Entre as pessoas que fazem compras de Natal, há aqueles que levam essa tarefa muito a sério, inquirem as esposas sobre os gostos dos maridos e vice-versa, ou ambos sobre o que é que os filhos gostam, consultam listas nas livrarias, entrevistam os amigos sobre o que lhes faz falta, do que gostam de fazer, etc, etc. Quando se tem um orçamento fixo para prendas de Natal, a lógica determina que quanto mais prendas se oferecem, pior é a qualidade das mesmas. Tenha sempre em mente que os familiares e amigos próximos têm prioridade, e para os outros uma mera lembrança já é uma prova de afecto. Quem teima em ser materialista no Natal, nunca devia ter sido convidado.
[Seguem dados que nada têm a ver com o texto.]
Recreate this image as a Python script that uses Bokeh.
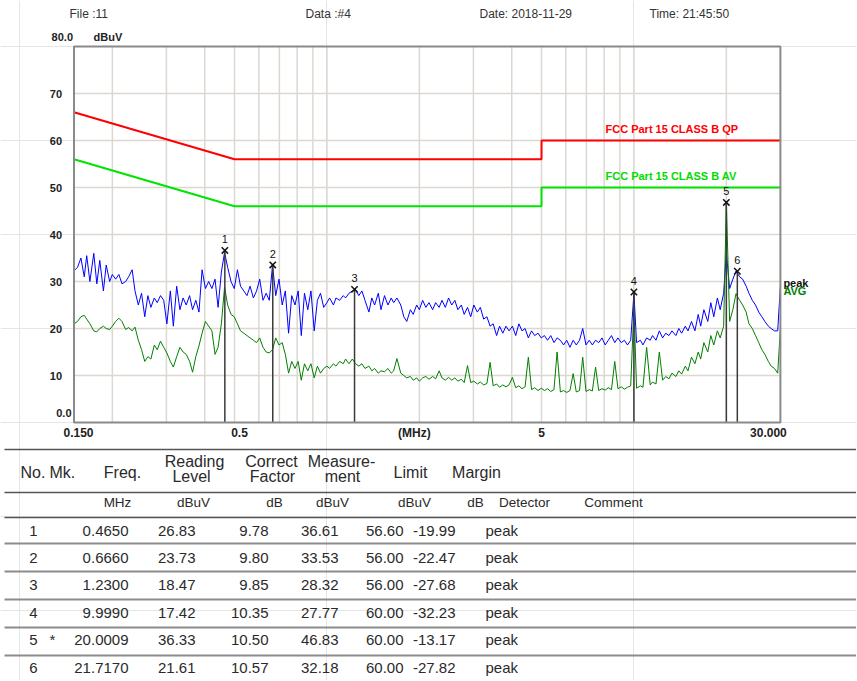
from bokeh.plotting import figure
from bokeh.models import Range1d, LinearScale
from bokeh.embed import file_html
from bokeh.resources import INLINE
from bokeh.core.properties import value

FONT = "Liberation Sans"

# ---------------- data ----------------
# sweep points: E96 mantissas per decade (0.15 MHz .. 30 MHz)
E96 = [1.00, 1.02, 1.05, 1.07, 1.10, 1.13, 1.15, 1.18, 1.21, 1.24,
       1.27, 1.30, 1.33, 1.37, 1.40, 1.43, 1.47, 1.50, 1.54, 1.58,
       1.62, 1.65, 1.69, 1.74, 1.78, 1.82, 1.87, 1.91, 1.96, 2.00,
       2.05, 2.10, 2.15, 2.21, 2.26, 2.32, 2.37, 2.43, 2.49, 2.55,
       2.61, 2.67, 2.74, 2.80, 2.87, 2.94, 3.01, 3.09, 3.16, 3.24,
       3.32, 3.40, 3.48, 3.57, 3.65, 3.74, 3.83, 3.92, 4.02, 4.12,
       4.22, 4.32, 4.42, 4.53, 4.64, 4.75, 4.87, 4.99, 5.11, 5.23,
       5.36, 5.49, 5.62, 5.76, 5.90, 6.04, 6.19, 6.34, 6.49, 6.65,
       6.81, 6.98, 7.15, 7.32, 7.50, 7.68, 7.87, 8.06, 8.25, 8.45,
       8.66, 8.87, 9.09, 9.31, 9.53, 9.76]
FREQ = ([round(m * 0.1, 4) for m in E96[17:]] + list(E96)
        + [round(m * 10, 3) for m in E96[:46]] + [30.0])

PEAK = [
    # 0.150 - 0.976 MHz
    32.3, 33, 35, 31, 35.5, 30, 36, 29.5, 34.5, 28,
    33.5, 30, 31.5, 30.5, 31.5, 29.5, 30, 31, 32.5, 28,
    25, 27.5, 22.5, 27, 24.5, 26.5, 25.5, 27, 26, 21,
    28, 20.5, 29, 24, 26.5, 25, 27, 24, 26, 23.5,
    32.5, 28.5, 30, 28.5, 30.5, 24.5, 32, 36.2, 33, 30,
    28.5, 32.5, 29, 28, 27, 29, 26.5, 28, 30.5, 26,
    27.5, 26, 33.5, 27, 30.5, 25, 28, 19, 27, 25,
    28, 18.5, 27.5, 24, 28, 19.5, 26, 27.5, 24.5,
    # 1.00 - 9.76 MHz
    25.5, 26.5, 25, 26.5, 26, 27, 26.5, 27.5, 28, 28.3,
    27, 28, 26, 23.5, 26.5, 25, 27.5, 24, 27, 25,
    26.5, 25.5, 26.5, 25, 22.5, 21.5, 24, 23, 25, 24,
    26, 24.5, 25.5, 24, 25.5, 24.5, 26, 24.5, 26.5, 25,
    26, 24, 25, 23, 24.5, 22.5, 25, 23.5, 24.5, 22,
    22.5, 20.5, 21, 18.5, 20.5, 19, 20.5, 19.5, 20.5, 18.5,
    21, 19.5, 20, 18, 19.5, 18.5, 19, 18, 18.5, 17.5,
    18.5, 17, 18, 17.5, 16.5, 17.5, 16, 17.5, 16.5, 17.5,
    20, 16.5, 17.5, 16.5, 17.5, 17, 18, 16.5, 17.5, 18.5,
    17, 18, 17, 17.5, 16.5, 17.5,
    # 10.0 - 29.4 MHz
    27.5, 17, 17.5, 16.5, 18, 17.5, 18.5, 17.5, 19.5, 18,
    19, 18.5, 19.5, 18.5, 20, 19, 20.5, 19.5, 21.5, 19.5,
    23, 20.5, 24, 21.5, 25.5, 22.5, 26.5, 24, 27.5, 36.2,
    28.5, 30.5, 32.2, 31, 30.5, 29, 27.5, 26, 25, 23.5,
    22.5, 21.5, 20.5, 20, 19.5, 19.5,
    # 30 MHz
    29]

AVG = [
    # 0.150 - 0.976 MHz
    21, 21.5, 22.5, 22.8, 22, 21, 19.5, 19.3, 20, 20.5,
    20, 19.8, 20.5, 21.5, 22.2, 21.5, 19.8, 20.2, 19.5, 20.3,
    17.5, 15.5, 13, 14, 13.5, 16.5, 15.5, 17.3, 16, 14.8,
    13, 11.8, 14, 16, 15, 14.5, 13, 10.7, 14, 16.3,
    19, 21.5, 20.5, 19.5, 14.5, 16, 21, 28.8, 25, 23,
    22.5, 21, 19.5, 19, 18.5, 18, 17.5, 17, 18, 16,
    15, 14.8, 15.5, 18, 16.5, 17, 14.5, 10.5, 13, 11.5,
    13, 9, 12.5, 11, 12.5, 9.5, 12, 10.5, 11.5,
    # 1.00 - 9.76 MHz
    12, 11.5, 12.5, 12, 13, 12.5, 13.5, 12.5, 13.5, 12.5,
    12, 12.5, 11.5, 12, 11, 11.5, 10.5, 11, 10.8, 11.5,
    10.5, 11, 13.6, 10.5, 10, 9.5, 9.8, 9, 9.5, 8.8,
    9.5, 9.8, 9.2, 9.8, 9.3, 11, 9.5, 9, 9.6, 9,
    9.5, 8.8, 9.2, 8.5, 12.1, 8.5, 8.8, 8.2, 8.6, 8,
    8.3, 12.8, 7.8, 8.2, 7.5, 8, 7.6, 8, 9.6, 7.4,
    7.8, 7.2, 7.6, 13.9, 7, 7.4, 6.8, 7.3, 6.8, 7.2,
    6.6, 7, 15, 6.5, 6.8, 6.4, 6.8, 10.4, 6.5, 6.8,
    13.9, 6.6, 7, 6.7, 11.8, 6.8, 7.2, 6.9, 7.4, 7,
    13, 7.2, 7.6, 7.1, 7.5, 7.8,
    # 10.0 - 29.4 MHz
    24.5, 7.3, 7.8, 7.5, 16, 8, 8.6, 8.2, 15, 9,
    9.8, 9.3, 10.5, 9.8, 11, 10.3, 12, 11, 13.9, 12.5,
    15, 13.5, 17, 15, 18.5, 16.5, 19.5, 18, 20.5, 47,
    21.5, 24, 27.4, 26, 25, 23.5, 21, 20, 18.5, 17,
    15.5, 14.5, 13, 12, 11.5, 10.5,
    # 30 MHz
    20]

assert len(PEAK) == len(FREQ) and len(AVG) == len(FREQ)

# limit lines
LIM_F = [0.15, 0.5, 5, 5, 30]
QP_LIMIT = [66, 56, 56, 60, 60]
AV_LIMIT = [56, 46, 46, 50, 50]
LIMIT_NAMES = ["FCC Part 15 CLASS B QP", "FCC Part 15 CLASS B AV"]

# markers / table
NO = ["1", "2", "3", "4", "5", "6"]
MK = ["", "", "", "", "*", ""]
MK_FREQ = [0.4650, 0.6660, 1.2300, 9.9990, 20.0009, 21.7170]
READING = [26.83, 23.73, 18.47, 17.42, 36.33, 21.61]
FACTOR = [9.78, 9.80, 9.85, 10.35, 10.50, 10.57]
MEAS = [36.61, 33.53, 28.32, 27.77, 46.83, 32.18]
LIMIT = [56.60, 56.00, 56.00, 60.00, 60.00, 60.00]
MARGIN = [-19.99, -22.47, -27.68, -32.23, -13.17, -27.82]
DETECTOR = ["peak", "peak", "peak", "peak", "peak", "peak"]

F_MIN, F_MAX = 0.15, 30.0
Y_MIN, Y_MAX = 0, 80
X_TICKS = [0.15, 0.5, 5, 30]
X_TICK_LABELS = ["0.150", "0.5", "5", "30.000"]
Y_TICKS = [10, 20, 30, 40, 50, 60, 70]
Y_TICK_LABELS = ["10", "20", "30", "40", "50", "60", "70"]
GRID_F = [0.2, 0.3, 0.4, 0.5, 0.6, 0.7, 0.8, 0.9, 1, 2, 3, 4, 5, 6, 7, 8, 9, 10, 20]

HEADER = ["File :11", "Data :#4", "Date: 2018-11-29", "Time: 21:45:50"]
HEAD_COLS = ["No.", "Mk.", "Freq.", "Reading", "Level", "Correct", "Factor",
             "Measure-", "ment", "Limit", "Margin"]
UNITS = ["MHz", "dBuV", "dB", "dBuV", "dBuV", "dB", "Detector", "Comment"]

# ---------------- figure ----------------
W, H = 856, 680
# the plot frame spans the canvas; data ranges chosen so that the box
# 0.15-30 MHz x 0-80 dBuV sits at x 73.5..780, y 46..422 of the page
p = figure(width=W, height=H, x_axis_type="log",
           x_range=Range1d(0.08643, 53.09), y_range=Range1d(-54.89, 89.79),
           extra_x_ranges={"px": Range1d(0, W)},
           extra_y_ranges={"px": Range1d(H, 0)},
           extra_x_scales={"px": LinearScale()},
           extra_y_scales={"px": LinearScale()},
           x_axis_location=None, y_axis_location=None,
           min_border=0, output_backend="svg", toolbar_location=None)
p.outline_line_color = None
p.background_fill_color = "white"
p.border_fill_color = "white"

PX = dict(x_range_name="px", y_range_name="px")
TXT = dict(text_font=value(FONT), text_baseline="middle")

# grid
p.segment(x0=GRID_F, y0=[Y_MIN] * len(GRID_F), x1=GRID_F, y1=[Y_MAX] * len(GRID_F),
          line_color="#dcd8d1", line_width=1.5)
p.segment(x0=[F_MIN] * len(Y_TICKS), y0=Y_TICKS, x1=[F_MAX] * len(Y_TICKS), y1=Y_TICKS,
          line_color="#dcd8d1", line_width=1.5)

# limit lines
p.line(LIM_F, QP_LIMIT, line_color="#ff0000", line_width=2)
p.line(LIM_F, AV_LIMIT, line_color="#00e400", line_width=2)
p.text(x=[8.08, 8.08], y=[62.55, 52.55], text=LIMIT_NAMES,
       text_color=["#ff0000", "#00dd00"], text_font_style="bold",
       text_font_size="11px", text_align="left", **TXT)

# traces
p.line(FREQ, PEAK, line_color="#0000ff", line_width=1)
p.line(FREQ, AVG, line_color="#008000", line_width=1)

# markers
p.segment(x0=MK_FREQ, y0=[Y_MIN] * len(MK_FREQ), x1=MK_FREQ, y1=MEAS,
          line_color="#3a3a3a", line_width=1.5)
p.scatter(MK_FREQ, MEAS, marker="x", size=9, line_color="#111111", line_width=1.5)
p.text(x=MK_FREQ, y=MEAS, text=NO, y_offset=-11, text_align="center",
       text_font_size="11px", text_color="#111111", **TXT)

# frame box
p.quad(left=[F_MIN], right=[F_MAX], bottom=[Y_MIN], top=[Y_MAX],
       fill_color=None, line_color="#8a8a8a", line_width=2)

# axis tick labels
p.text(x=X_TICKS, y=[Y_MIN] * len(X_TICKS), text=X_TICK_LABELS,
       x_offset=[4.5, 5, 0, -12], y_offset=10, text_align="center",
       text_font_style="bold", text_font_size="12px", text_color="#222222", **TXT)
p.text(x=[2.0], y=[Y_MIN], text=["(MHz)"], x_offset=-5, y_offset=10,
       text_align="center", text_font_style="bold", text_font_size="12px",
       text_color="#222222", **TXT)
p.text(x=[F_MIN] * len(Y_TICKS), y=Y_TICKS, text=Y_TICK_LABELS, x_offset=-12,
       text_align="right", text_font_style="bold", text_font_size="11px",
       text_color="#222222", **TXT)
p.text(x=[F_MIN, F_MIN], y=[Y_MIN, Y_MAX], text=["0.0", "80.0"], x_offset=[-2.5, -1],
       y_offset=-10, text_align="right", text_font_style="bold",
       text_font_size="11px", text_color="#222222", **TXT)
p.text(x=[F_MIN], y=[Y_MAX], text=["dBuV"], x_offset=19.5, y_offset=-10,
       text_align="left", text_font_style="bold", text_font_size="11px",
       text_color="#222222", **TXT)

# trace names at the right edge
p.text(x=[F_MAX, F_MAX], y=[29.6, 27.9], text=["peak", "AVG"], x_offset=3,
       text_align="left", text_font_style="bold", text_font_size="11px",
       text_color=["#111111", "#008000"], **TXT)

# header line
p.text(x=[69, 305, 479, 649], y=[13] * 4, text=HEADER, text_align="left",
       text_font_size="12px", text_color="#333333", **TXT, **PX)

# ---------------- table ----------------
p.segment(x0=[4, 4, 4], y0=[449, 492, 517], x1=[W, W, W], y1=[449, 492, 517],
          line_color="#555555", line_width=1.5, **PX)
ROW_LINES = [543, 571, 599, 627, 655]
p.segment(x0=[4] * 5, y0=ROW_LINES, x1=[W] * 5, y1=ROW_LINES,
          line_color="#8c8c8c", line_width=2, **PX)

p.text(x=[20, 49, 122, 194, 191, 271, 272, 341, 342, 410, 476],
       y=[472, 472, 472, 461, 476, 461, 476, 461, 476, 472, 472],
       text=HEAD_COLS, text_align=["left", "left"] + ["center"] * 9,
       text_font_size="16px", text_color="#2a2a2a", **TXT, **PX)
p.text(x=[117, 193, 274, 332, 414, 475, 524, 613], y=[502] * len(UNITS),
       text=UNITS, text_align="center", text_font_size="13.5px",
       text_color="#2a2a2a", **TXT, **PX)

ROW_Y = [530, 557, 584, 612, 639, 667]
COLS = [
    (NO, 33, "center"),
    (MK, 52, "center"),
    ([f"{v:.4f}" for v in MK_FREQ], 128, "right"),
    ([f"{v:.2f}" for v in READING], 195, "right"),
    ([f"{v:.2f}" for v in FACTOR], 268, "right"),
    ([f"{v:.2f}" for v in MEAS], 338, "right"),
    ([f"{v:.2f}" for v in LIMIT], 403, "right"),
    ([f"{v:.2f}" for v in MARGIN], 455, "right"),
    (DETECTOR, 485, "left"),
]
for texts, xc, al in COLS:
    p.text(x=[xc] * len(texts), y=ROW_Y, text=texts, text_align=al,
           text_font_size="15px", text_color="#2a2a2a", **TXT, **PX)

open("out.html", "w").write(file_html(p, INLINE))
Falando por mim, não me considero uma pessoa difícil de contentar. Agradeço tudo o que me ofereçam, contando que não seja com o propósito expresso de me irritar, agredir ou provocar-me a morte. Uma caixa com uma piton viva lá dentro não será uma prenda bem intencionada, certamente. Se fôr um objecto decorativo, contando que não me ocupe metade da sala, arranjo um lugar para ele. Se é um filme, vejo, se é um CD, oiço (desde que não sejam ranchos folclóricos), se for comida e não contenha durian ou wasabi, como. E agradeço sempre. Se gostar mesmo muito, posso agradecer mais efusivamente, mas nunca me vão ver a fazer cara de mete-nojo ou fazer algum comentário cínico do tipo: "o que é isto? está a tentar livrar-se do lixo que lhe deram o ano passado?". E não se esqueçam do essencial: é Natal, e o mais importante é que estamos ali todos vivos. No ano que vem isto pode ser menos verdade. Salut!